Kim has more concrete goals that are evident in North Korea’s word and deed, and that happen to also propel North Korea toward the meta-goal of unification, but on terms favorable to the North. Kim has sought to 1) secure his rule against internal challengers, 2) achieve and demonstrate a reliable nuclear deterrent, 3) improve his people’s quality of life, and 4) elevate North Korea’s international standing as a nuclear state. Until very recently, his priority has been the first two goals. Having made significant progress on them, with his current charm offensive, Kim is now aiming to do the same for the latter two.

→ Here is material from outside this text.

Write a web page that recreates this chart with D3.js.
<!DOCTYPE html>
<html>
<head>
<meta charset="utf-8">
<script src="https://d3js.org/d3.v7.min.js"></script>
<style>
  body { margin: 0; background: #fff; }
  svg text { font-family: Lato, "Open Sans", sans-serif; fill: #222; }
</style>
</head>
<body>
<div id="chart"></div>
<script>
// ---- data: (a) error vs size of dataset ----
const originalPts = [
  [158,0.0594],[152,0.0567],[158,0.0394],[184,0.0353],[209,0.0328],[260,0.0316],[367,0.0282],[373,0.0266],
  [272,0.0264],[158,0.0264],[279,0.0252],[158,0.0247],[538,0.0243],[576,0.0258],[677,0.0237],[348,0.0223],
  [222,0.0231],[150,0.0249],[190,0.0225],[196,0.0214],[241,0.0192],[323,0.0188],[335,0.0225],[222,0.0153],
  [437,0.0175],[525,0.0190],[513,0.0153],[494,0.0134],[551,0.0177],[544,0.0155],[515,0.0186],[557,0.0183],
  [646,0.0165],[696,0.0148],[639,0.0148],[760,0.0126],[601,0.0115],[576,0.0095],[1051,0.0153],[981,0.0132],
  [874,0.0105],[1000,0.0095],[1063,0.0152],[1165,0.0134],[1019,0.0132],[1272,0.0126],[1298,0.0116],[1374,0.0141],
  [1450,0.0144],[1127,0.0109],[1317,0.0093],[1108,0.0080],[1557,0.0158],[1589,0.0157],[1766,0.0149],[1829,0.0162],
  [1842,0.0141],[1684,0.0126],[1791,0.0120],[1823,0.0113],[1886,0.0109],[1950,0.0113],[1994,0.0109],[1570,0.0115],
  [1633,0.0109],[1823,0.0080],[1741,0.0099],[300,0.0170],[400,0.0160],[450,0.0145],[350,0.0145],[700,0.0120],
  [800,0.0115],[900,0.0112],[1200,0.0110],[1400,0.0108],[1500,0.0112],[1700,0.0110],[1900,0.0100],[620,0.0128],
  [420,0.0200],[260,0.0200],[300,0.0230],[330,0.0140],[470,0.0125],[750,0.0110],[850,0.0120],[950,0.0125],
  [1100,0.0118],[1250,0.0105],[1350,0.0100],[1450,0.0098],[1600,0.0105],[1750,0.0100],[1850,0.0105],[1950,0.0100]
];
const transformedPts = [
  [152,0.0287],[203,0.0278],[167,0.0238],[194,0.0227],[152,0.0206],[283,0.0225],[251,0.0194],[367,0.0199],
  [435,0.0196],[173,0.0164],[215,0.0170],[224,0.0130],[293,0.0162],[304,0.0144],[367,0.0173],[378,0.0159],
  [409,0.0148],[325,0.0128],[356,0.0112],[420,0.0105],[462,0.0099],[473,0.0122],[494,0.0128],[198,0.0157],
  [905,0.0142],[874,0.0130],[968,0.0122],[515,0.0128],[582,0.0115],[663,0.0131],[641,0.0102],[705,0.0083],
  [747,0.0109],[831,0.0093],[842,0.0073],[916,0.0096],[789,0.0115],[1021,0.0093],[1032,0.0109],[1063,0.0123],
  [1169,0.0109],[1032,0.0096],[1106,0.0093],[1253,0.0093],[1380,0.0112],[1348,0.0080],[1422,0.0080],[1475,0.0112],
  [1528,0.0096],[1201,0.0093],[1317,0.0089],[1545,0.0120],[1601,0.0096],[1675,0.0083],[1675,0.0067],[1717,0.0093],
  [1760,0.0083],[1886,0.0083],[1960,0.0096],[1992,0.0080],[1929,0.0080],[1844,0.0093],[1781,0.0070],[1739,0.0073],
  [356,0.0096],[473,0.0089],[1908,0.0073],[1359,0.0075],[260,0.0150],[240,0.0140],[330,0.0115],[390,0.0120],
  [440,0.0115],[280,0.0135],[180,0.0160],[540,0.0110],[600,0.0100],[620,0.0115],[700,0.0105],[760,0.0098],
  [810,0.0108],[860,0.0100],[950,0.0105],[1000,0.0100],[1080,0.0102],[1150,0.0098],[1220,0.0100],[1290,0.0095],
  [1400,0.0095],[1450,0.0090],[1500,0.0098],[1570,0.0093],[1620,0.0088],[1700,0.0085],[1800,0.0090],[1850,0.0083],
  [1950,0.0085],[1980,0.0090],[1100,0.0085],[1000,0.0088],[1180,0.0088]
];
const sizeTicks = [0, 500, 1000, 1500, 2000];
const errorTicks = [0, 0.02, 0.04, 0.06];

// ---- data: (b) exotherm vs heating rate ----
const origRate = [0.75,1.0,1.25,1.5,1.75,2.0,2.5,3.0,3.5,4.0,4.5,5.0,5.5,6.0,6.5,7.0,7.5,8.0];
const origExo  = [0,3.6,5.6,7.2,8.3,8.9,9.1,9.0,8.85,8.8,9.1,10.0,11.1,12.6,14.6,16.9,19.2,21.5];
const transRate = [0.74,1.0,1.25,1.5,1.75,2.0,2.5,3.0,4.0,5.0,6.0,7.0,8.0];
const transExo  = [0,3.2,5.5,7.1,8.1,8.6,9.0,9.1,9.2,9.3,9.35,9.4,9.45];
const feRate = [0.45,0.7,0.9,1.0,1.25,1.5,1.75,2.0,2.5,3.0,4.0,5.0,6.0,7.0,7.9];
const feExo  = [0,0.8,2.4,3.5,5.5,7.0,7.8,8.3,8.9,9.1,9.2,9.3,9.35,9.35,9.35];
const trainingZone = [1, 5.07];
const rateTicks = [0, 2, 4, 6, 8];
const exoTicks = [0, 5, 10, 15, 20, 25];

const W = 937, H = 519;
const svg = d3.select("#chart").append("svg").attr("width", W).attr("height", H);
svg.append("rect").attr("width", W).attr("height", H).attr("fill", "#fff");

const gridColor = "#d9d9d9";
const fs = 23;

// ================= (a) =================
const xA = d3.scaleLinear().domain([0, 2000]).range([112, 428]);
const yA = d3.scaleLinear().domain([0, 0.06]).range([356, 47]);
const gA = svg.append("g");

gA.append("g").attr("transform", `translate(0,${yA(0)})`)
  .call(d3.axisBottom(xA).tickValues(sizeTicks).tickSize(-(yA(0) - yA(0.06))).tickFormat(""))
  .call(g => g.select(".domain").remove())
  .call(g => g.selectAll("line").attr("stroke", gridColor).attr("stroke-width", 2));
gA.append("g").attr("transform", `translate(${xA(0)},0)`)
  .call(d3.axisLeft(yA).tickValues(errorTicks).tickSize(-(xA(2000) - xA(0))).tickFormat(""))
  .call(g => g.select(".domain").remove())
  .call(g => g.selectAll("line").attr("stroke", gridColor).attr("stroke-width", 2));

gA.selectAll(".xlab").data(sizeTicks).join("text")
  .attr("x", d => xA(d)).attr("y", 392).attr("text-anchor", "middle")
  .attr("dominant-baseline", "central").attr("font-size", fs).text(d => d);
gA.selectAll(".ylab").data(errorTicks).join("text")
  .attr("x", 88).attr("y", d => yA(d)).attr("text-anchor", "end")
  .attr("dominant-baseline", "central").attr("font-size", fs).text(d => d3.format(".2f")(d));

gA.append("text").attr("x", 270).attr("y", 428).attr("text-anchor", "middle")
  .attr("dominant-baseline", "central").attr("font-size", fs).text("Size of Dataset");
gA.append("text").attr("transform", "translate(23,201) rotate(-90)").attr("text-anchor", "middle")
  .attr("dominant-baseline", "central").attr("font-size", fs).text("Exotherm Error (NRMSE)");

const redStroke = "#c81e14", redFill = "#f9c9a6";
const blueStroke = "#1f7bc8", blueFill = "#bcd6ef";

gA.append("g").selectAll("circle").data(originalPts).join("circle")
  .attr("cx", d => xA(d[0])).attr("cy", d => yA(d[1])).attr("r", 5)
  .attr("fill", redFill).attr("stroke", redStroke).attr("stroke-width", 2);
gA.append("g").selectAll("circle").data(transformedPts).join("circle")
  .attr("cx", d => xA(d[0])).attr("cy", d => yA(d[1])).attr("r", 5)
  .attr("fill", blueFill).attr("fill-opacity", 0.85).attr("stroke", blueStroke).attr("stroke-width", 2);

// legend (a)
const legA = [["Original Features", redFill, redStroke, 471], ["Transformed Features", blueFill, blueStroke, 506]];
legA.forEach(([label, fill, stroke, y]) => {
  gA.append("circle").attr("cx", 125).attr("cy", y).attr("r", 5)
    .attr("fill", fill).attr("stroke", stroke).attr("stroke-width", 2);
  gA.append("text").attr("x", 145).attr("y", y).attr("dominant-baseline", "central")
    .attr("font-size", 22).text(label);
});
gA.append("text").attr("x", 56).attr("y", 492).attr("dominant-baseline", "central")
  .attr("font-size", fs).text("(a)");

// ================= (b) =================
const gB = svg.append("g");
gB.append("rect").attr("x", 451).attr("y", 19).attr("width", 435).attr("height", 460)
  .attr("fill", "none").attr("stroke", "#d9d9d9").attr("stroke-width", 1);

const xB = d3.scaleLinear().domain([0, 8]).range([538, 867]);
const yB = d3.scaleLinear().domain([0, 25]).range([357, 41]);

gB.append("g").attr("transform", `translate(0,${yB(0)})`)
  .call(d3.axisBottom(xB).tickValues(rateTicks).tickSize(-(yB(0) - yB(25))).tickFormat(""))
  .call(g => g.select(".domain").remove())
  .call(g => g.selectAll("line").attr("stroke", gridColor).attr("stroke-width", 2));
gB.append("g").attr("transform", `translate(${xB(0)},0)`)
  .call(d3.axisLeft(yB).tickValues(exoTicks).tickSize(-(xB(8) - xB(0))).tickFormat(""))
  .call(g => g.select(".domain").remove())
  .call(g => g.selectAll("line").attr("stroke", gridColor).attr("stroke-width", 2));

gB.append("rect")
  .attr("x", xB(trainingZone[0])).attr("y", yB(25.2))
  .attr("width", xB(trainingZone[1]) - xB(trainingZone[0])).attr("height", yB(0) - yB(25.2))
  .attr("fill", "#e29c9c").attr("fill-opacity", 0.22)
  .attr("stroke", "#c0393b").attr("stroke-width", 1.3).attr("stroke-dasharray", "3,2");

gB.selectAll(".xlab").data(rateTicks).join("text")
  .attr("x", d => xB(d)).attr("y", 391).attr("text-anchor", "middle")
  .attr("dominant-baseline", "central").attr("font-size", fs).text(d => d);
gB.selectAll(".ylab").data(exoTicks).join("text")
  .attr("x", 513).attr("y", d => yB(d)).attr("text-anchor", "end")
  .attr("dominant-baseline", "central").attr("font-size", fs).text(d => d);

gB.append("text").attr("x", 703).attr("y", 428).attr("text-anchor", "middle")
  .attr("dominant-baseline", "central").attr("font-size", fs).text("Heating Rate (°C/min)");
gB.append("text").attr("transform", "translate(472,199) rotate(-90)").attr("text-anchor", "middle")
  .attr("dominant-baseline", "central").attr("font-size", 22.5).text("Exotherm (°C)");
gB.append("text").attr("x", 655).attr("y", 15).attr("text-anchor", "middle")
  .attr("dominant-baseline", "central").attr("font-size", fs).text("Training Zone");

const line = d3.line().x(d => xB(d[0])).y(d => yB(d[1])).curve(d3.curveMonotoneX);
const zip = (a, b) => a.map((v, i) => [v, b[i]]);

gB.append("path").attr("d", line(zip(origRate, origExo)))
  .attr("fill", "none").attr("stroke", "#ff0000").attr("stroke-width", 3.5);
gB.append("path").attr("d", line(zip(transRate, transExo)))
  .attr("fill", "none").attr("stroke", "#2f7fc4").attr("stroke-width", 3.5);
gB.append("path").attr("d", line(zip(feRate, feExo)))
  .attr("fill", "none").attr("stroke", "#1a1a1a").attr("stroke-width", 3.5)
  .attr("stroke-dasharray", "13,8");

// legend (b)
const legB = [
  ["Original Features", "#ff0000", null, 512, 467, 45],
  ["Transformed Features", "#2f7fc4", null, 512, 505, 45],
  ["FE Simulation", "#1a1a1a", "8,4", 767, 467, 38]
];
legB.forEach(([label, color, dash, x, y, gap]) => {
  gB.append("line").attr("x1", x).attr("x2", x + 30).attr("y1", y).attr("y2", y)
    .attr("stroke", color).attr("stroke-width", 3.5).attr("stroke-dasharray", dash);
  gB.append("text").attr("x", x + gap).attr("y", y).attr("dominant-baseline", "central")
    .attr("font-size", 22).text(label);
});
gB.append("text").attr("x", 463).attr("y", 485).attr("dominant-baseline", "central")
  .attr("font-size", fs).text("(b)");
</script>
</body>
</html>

I really encourage you to click through and read the whole piece. The kicker, according to Jackson, is that:

Taking Trump at his word during the campaign—when he decried U.S. allies Japan and South Korea as ungrateful free-riders—it would be reasonable to conclude that Trump is willing to forsake U.S. allies in the region by getting Kim to agree to negotiate away his ICBMs but ultimately leave Kim with a regional nuclear strike capability. Nuclear scholars have worried that a North Korean ICBM capability would “decouple” the United States from South Korea—the question of whether America would trade Seattle for Seoul in a nuclear conflict is a rhetorical one. We know the answer. The irony of a nuclear deal between Kim and Trump may actually be that true decoupling will happen when North Korea retains only the ability to strike U.S. allies but not the United States. Kim can simultaneously give a nod in the direction of denuclearization, remove the imminent threat to the U.S. homeland posed by his ICBMs, and expand a wedge between the United States and its allies.

The point is that Kim’s diplomacy is a progression of Kim’s strategy. Claiming that it’s the result of South Korea’s negotiating savvy or Trump’s maximum pressure campaign ensures only that Trump shows up to meet Kim with eyes wide shut about his counterpart’s motivations. Trump might be perfectly happy to ignore the ultimate price and trade-offs of a deal as long as it generates favorable news headlines. But what about the rest of America?

It’s easy to get drawn into arguments about whether current developments mean that Trump’s bluster toward North Korea “worked.” Jackson, along with Robert Kelley, thinks that answer is largely “no.” A major virtue of Jackson’s piece is that he does not get bogged down in this debate, but instead focuses on the opportunities and risks created by the convergence of Trump’s actions and preferences, Kim’s policy goals, and, to a lesser extent, those of South Korean President Moon Jae-in.

While Trump may wind up getting the United States a better outcome than that of the status quo, the problem of analytic normalization matters here. For example, when Moon says that Trump deserves a Nobel Peace Prize, it’s pretty clear that he’s playing to Trump’s vanity in order to push Trump toward backing Moon’s own “sunshine” policy and away from a military option.

The degree that Trump is vulnerable to manipulation by foreign leaders is actually quite alarming. We saw this yesterday with Israeli Prime Minister Benjamin Netanyahu’s press conference, which aimed squarely at convincing Trump to fully abandon the Joint Comprehensive Plan of Action (JCPOA). The bulk of Netanyahu’s “reveal” merely confirmed that Iran lied about having an active nuclear-weapons program, and thus, ironically, strengthened the case for the JCPOA. Trump’s immediate response was to declare that it proved him “100 percent right” about Iran.

The irony here should be lost on no one.